This is the best cut of meat to use for al pastor

Tacos al pastor are some of the tastiest tacos that will ever hit your taste buds. The origins of this beautiful and succulent pork it contains can be traced from the Middle East to Mexico to the United States (via The World), and thankfully into our mouths. The meat is roasted upright. As it roasts, it spins and is shaved from the edges so you are assured to have a mixture of textures – juicy and crispy meat – in your corn tortilla (via Serious Eats).

However, to try to make al pastor at home can be quite the undertaking. Al pastor is generally made with boneless pork shoulder. It is thinly sliced and marinated in guajillo chilies, wonderful smelling herbs, and achiote, which is a red spice that comes from evergreen seeds. The meat is then stacked liked an upright skewer to form a dome, topped with onions and pineapple, and slowly roasted to perfection as it spins on what is called a trompo. Approximating that process isn't easy, but it all begins with the right cut of meat. And luckily, there are al pastor taco lovers on the internet who have done the research and shared their findings on the best cut of pork to use when making this dish.

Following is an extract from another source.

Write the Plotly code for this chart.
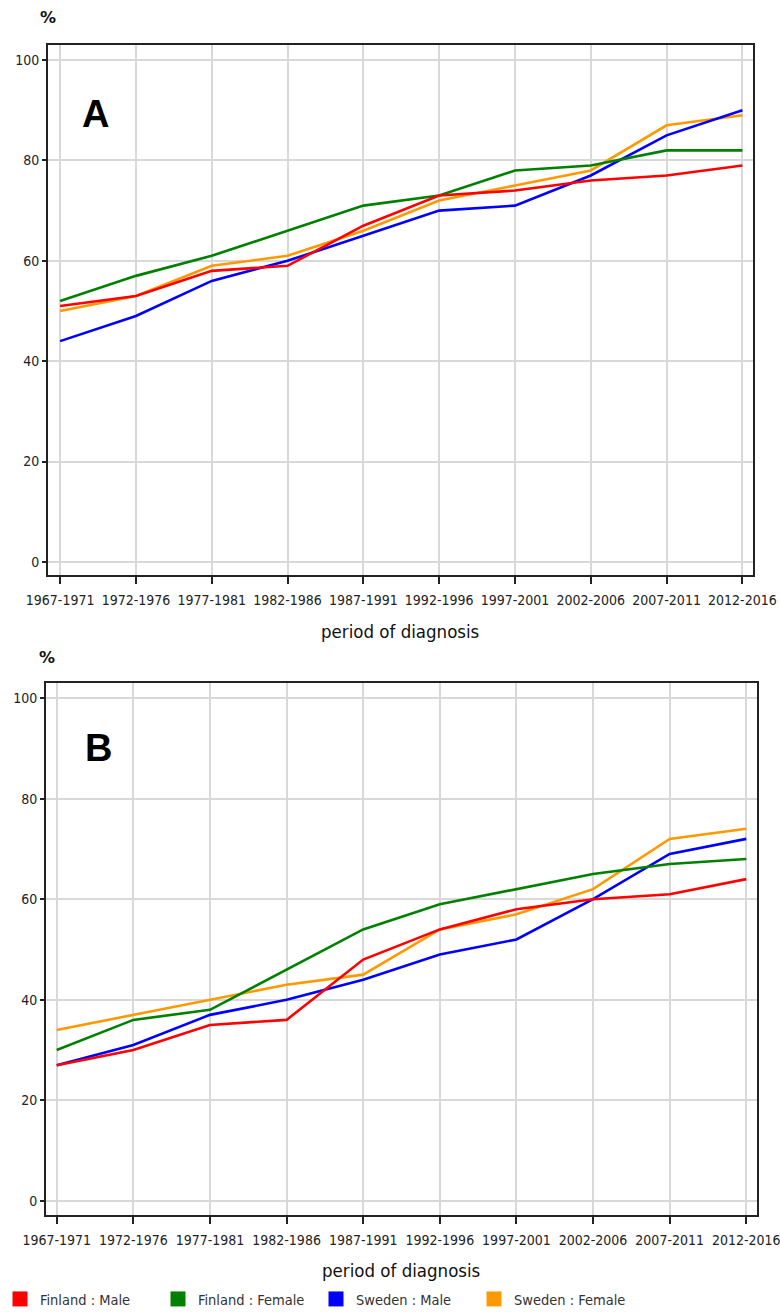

Use a combination of meat cuts

To imitate an authentic al pastor in your home kitchen, you're going to need to use a combination of meat cuts. The Serious Eats Food Lab tested traditional pork shoulder, pork sirloin, and pork belly. Pork shoulder proved to be more difficult to work with than expected and unless you have some serious knife skills, this probably should not be your first choice. However, if you really want to use pork shoulder, one writer suggests keeping it in the freezer for thirty minutes. This makes the meat firmer and thus easier to slice (via Chicago Tribune). 

However, Serious Eats recommends using a combination of pork sirloin, which comes from the pig's back, and some bacon. Pork sirloin doesn't have a bone, so the slicing and dicing of this cut don't come with the same perils as pork shoulder; however, pork sirloin doesn't have the fat that's needed to keep the meat juicy. Pork belly, on the other hand, is very fatty. This is the cut where bacon comes from. 

Using the belly and shoulder together added just the right balance of fat and flavor. Unfortunately, by itself, pork belly proves too fatty for al pastor and too difficult to slice as thinly as needed. This led the food Lab to try using bacon. Bacon is pre-cut, salty, and when it's paired with the pork sirloin, it's like a collaboration between Lil Nas X and Billy Ray – perfection.